CreditDecoding: Accelerating Parallel Decoding in Diffusion Large Language Models with Trace Credit¶

Conference: ACL 2026 arXiv: 2510.06133 Code: N/A Area: Image Restoration Keywords: Diffusion Language Model, Parallel Decoding, Trace Credit, Inference Acceleration, Confidence Enhancement

TL;DR¶

CreditDecoding is a training-free parallel decoding acceleration method that accumulates token-level historical evidence (trace credit) to boost correct but low-confidence tokens, achieving up to 5.48x speedup with +0.48 accuracy gain on LLaDA-8B-Instruct.

Background & Motivation¶

Background: Diffusion large language models (dLLMs) generate text through iterative denoising, supporting bidirectional attention and parallel token prediction.
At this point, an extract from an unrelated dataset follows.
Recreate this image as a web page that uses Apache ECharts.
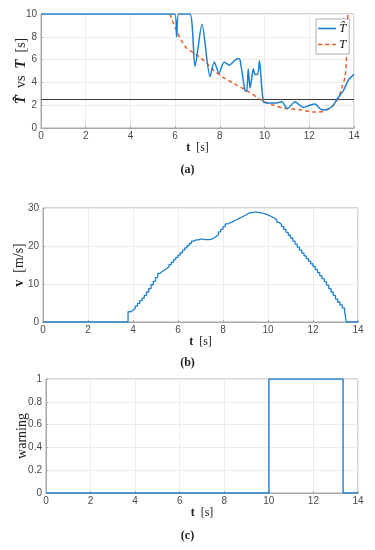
<!DOCTYPE html>
<html>
<head>
<meta charset="utf-8">
<script src="https://cdn.jsdelivr.net/npm/echarts@6/dist/echarts.min.js"></script>
<style>html,body{margin:0;padding:0;background:#fff}#c{width:375px;height:550px}</style>
</head>
<body>
<div id="c"></div>
<script>
// ---- data ----
const xTicks = [0, 2, 4, 6, 8, 10, 12, 14];
const thresholdT = 2.5;
// (a) estimated T-hat [t, value]
const tHat = [[0,10],[5.98,10],[6.07,8.0],[6.17,10],[6.66,10],[6.89,5.4],[7.2,9.1],[7.56,4.5],[7.75,5.8],[7.96,4.8],[8.19,5.8],[8.43,5.5],[8.55,5.7],[8.8,6.1],[8.9,6.0],[9.12,3.3],[9.2,3.2],[9.27,5.2],[9.35,3.5],[9.5,5.2],[9.57,4.7],[9.69,4.7],[9.77,5.9],[9.95,2.3],[10.2,2.2],[10.54,2.2],[10.77,2.3],[11.02,1.7],[11.36,2.3],[11.73,1.8],[12.03,2.0],[12.25,2.1],[12.56,1.6],[12.71,1.6],[13.08,2.0],[13.23,2.5],[13.53,3.3],[13.75,4.2],[14,4.7]];
// (a) true T [t, value]
const tTrue = [[5.77,10],[5.92,9.2],[6.07,8.5],[6.3,7.6],[6.52,7.0],[6.82,6.6],[7.11,6.2],[7.41,5.7],[7.7,5.1],[8.1,4.5],[8.6,3.95],[9.0,3.5],[9.35,3.1],[9.94,2.35],[10.4,2.0],[10.83,1.75],[11.58,1.6],[12.25,1.4],[12.7,1.5],[13.07,2.0],[13.3,2.6],[13.45,3.5],[13.6,4.5],[13.67,6.5],[13.72,10]];
// (b) speed, step-held values
const vTimes = [0,3.78,3.9,4.0,4.1,4.2,4.3,4.4,4.5,4.6,4.7,4.8,4.9,5.0,5.1,5.2,5.3,5.4,5.5,5.6,5.7,5.8,5.9,6.0,6.1,6.2,6.3,6.4,6.5,6.6,6.7,6.8,6.9,7.0,7.1,7.2,7.3,7.4,7.5,7.6,7.7,7.8,7.9,8.0,8.1,8.2,8.3,8.4,8.5,8.6,8.7,8.8,8.9,9.0,9.1,9.2,9.3,9.4,9.5,9.6,9.7,9.8,9.9,10.0,10.1,10.2,10.3,10.4,10.5,10.6,10.7,10.8,10.9,11.0,11.1,11.2,11.3,11.4,11.5,11.6,11.7,11.8,11.9,12.0,12.1,12.2,12.3,12.4,12.5,12.6,12.7,12.8,12.9,13.0,13.1,13.2,13.3,13.4,13.48,14];
const vValues = [0,2.7,3.1,3.6,4.2,4.9,5.6,6.3,7.0,7.9,8.8,9.8,10.7,11.7,12.8,13.3,13.7,14.1,14.5,15.1,15.7,16.4,17.0,17.6,18.2,18.9,19.5,20.1,20.7,21.3,21.6,21.6,21.8,21.8,21.7,21.7,21.7,21.8,22.1,22.5,23.0,23.7,24.4,25.1,25.8,26.1,26.3,26.6,26.9,27.2,27.5,27.8,28.1,28.5,28.7,28.8,28.9,28.9,28.8,28.7,28.6,28.4,28.2,27.9,27.6,27.3,26.8,26.2,25.7,25.1,24.4,23.6,22.9,22.1,21.3,20.5,19.7,18.9,18.1,17.4,16.7,16.0,15.3,14.6,13.8,13.0,12.2,11.4,10.6,9.7,8.8,7.9,7.0,6.0,5.2,4.5,3.7,3.0,0,0];
// (c) warning
const wTimes = [0, 10.0, 13.33, 14];
const wValues = [0, 1, 0, 0];

const BLUE = '#1f80cf', ORANGE = '#e8622f';
const tickFont = {color:'#4a4a4a', fontSize:10, fontFamily:'Liberation Sans'};
const serif = 'Liberation Serif';

function xAx(gi, gap){
  return {type:'value', gridIndex:gi, min:0, max:14, interval:2,
    axisLine:{show:true, lineStyle:{color:'#a8a8a8'}},
    axisTick:{show:true, inside:true, length:2, lineStyle:{color:'#a8a8a8'}},
    axisLabel:Object.assign({margin:3}, tickFont),
    splitLine:{show:true, lineStyle:{color:'#ececec'}},
    name:'{b|t}  [s]', nameLocation:'middle', nameGap:gap,
    nameTextStyle:{fontFamily:serif, fontSize:12, color:'#222', rich:{b:{fontFamily:serif, fontSize:12, fontWeight:'bold', color:'#222'}}}
  };
}
function yAx(gi, min, max, interval, name, gap, rich, fmt){
  return {type:'value', gridIndex:gi, min:min, max:max, interval:interval,
    axisLine:{show:true, lineStyle:{color:'#a8a8a8'}},
    axisTick:{show:true, inside:true, length:2, lineStyle:{color:'#a8a8a8'}},
    axisLabel:Object.assign({margin:4, formatter:fmt}, tickFont),
    splitLine:{show:true, lineStyle:{color:'#ececec'}},
    name:name, nameLocation:'middle', nameGap:gap, nameRotate:90, nameMoveOverlap:false,
    nameTextStyle:{fontFamily:serif, fontSize:14, color:'#222', rich:rich}
  };
}
const xy = (ts, vs) => ts.map((t,i)=>[t, vs[i]]);

const chart = echarts.init(document.getElementById('c'), null, {renderer:'canvas'});
const gridBase = {show:true, borderColor:'#a8a8a8', borderWidth:1, containLabel:false, outerBoundsMode:'none'};
chart.setOption({
  animation:false,
  backgroundColor:'#fff',
  grid:[
    Object.assign({left:41, right:21, top:14, height:114}, gridBase),
    Object.assign({left:43, right:17, top:208, height:114}, gridBase),
    Object.assign({left:46, right:17, top:379, height:114}, gridBase)
  ],
  xAxis:[xAx(0,14), xAx(1,13), xAx(2,14)],
  yAxis:[
    yAx(0,0,10,2,'{bi|T\u0302}  vs  {bi|T}  [s]',12,{bi:{fontFamily:serif,fontSize:15,fontWeight:'bold',fontStyle:'italic',color:'#222'}}),
    yAx(1,0,30,10,'{b|v}  [m/s]',17,{b:{fontFamily:serif,fontSize:14,fontWeight:'bold',color:'#222'}}),
    yAx(2,0,1,0.2,'warning',17,{}, v=>String(Math.round(v*10)/10))
  ],
  legend:{
    data:[
      {name:'T\u0302', icon:'path://M0,4H18V5.6H0Z', itemStyle:{color:BLUE}},
      {name:'T', icon:'path://M0,4H4.5V5.6H0Z M7,4H11.5V5.6H7Z M14,4H18V5.6H14Z', itemStyle:{color:ORANGE}}
    ],
    orient:'vertical', left:316, top:19,
    itemWidth:18, itemHeight:10, itemGap:3, padding:[3,3,3,2],
    borderColor:'#999', borderWidth:0.8, backgroundColor:'#fff',
    textStyle:{fontFamily:serif, fontStyle:'italic', fontSize:13, color:'#222', padding:[0,0,0,-2]},
    z:10
  },
  series:[
    {name:'thr', type:'line', xAxisIndex:0, yAxisIndex:0, data:[[0,thresholdT],[14,thresholdT]], symbol:'none', lineStyle:{color:'#3a3a3a', width:1.1}, z:1},
    {name:'T\u0302', type:'line', xAxisIndex:0, yAxisIndex:0, data:tHat, symbol:'none', smooth:0.25, lineStyle:{color:BLUE, width:1.5}, itemStyle:{color:BLUE}, z:3},
    {name:'T', type:'line', xAxisIndex:0, yAxisIndex:0, data:tTrue, symbol:'none', smooth:0.3, lineStyle:{color:ORANGE, width:1.5, type:[4,3]}, itemStyle:{color:ORANGE}, z:2},
    {name:'v', type:'line', xAxisIndex:1, yAxisIndex:1, data:xy(vTimes, vValues), symbol:'none', step:'end', lineStyle:{color:BLUE, width:1.3}},
    {name:'w', type:'line', xAxisIndex:2, yAxisIndex:2, data:xy(wTimes, wValues), symbol:'none', step:'end', lineStyle:{color:BLUE, width:1.4}}
  ],
  graphic:[
    {type:'text', left:'center', top:164, style:{text:'(a)', font:'bold 12px "Liberation Serif"', fill:'#222'}},
    {type:'text', left:'center', top:357, style:{text:'(b)', font:'bold 12px "Liberation Serif"', fill:'#222'}},
    {type:'text', left:'center', top:530, style:{text:'(c)', font:'bold 12px "Liberation Serif"', fill:'#222'}}
  ]
});
</script>
</body>
</html>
Existing parallel decoding schemes confirm only high-confidence positions at each step, re-masking others for subsequent refinement.

Limitations of Prior Work: (1) Computational redundancy — models often predict correct tokens many steps before actual decoding, but repeated re-masking occurs due to insufficient confidence; (2) History-agnostic decisions — each decoding step is independent of previous predictions, failing to leverage token historical consistency signals.

Key Challenge: Correct tokens are repeatedly re-masked due to temporarily insufficient confidence, causing massive redundant computation; yet directly lowering the decoding threshold introduces erroneous decoding.

Goal: Design a mechanism that leverages historical prediction consistency to safely decode correct tokens early, reducing redundant iterations.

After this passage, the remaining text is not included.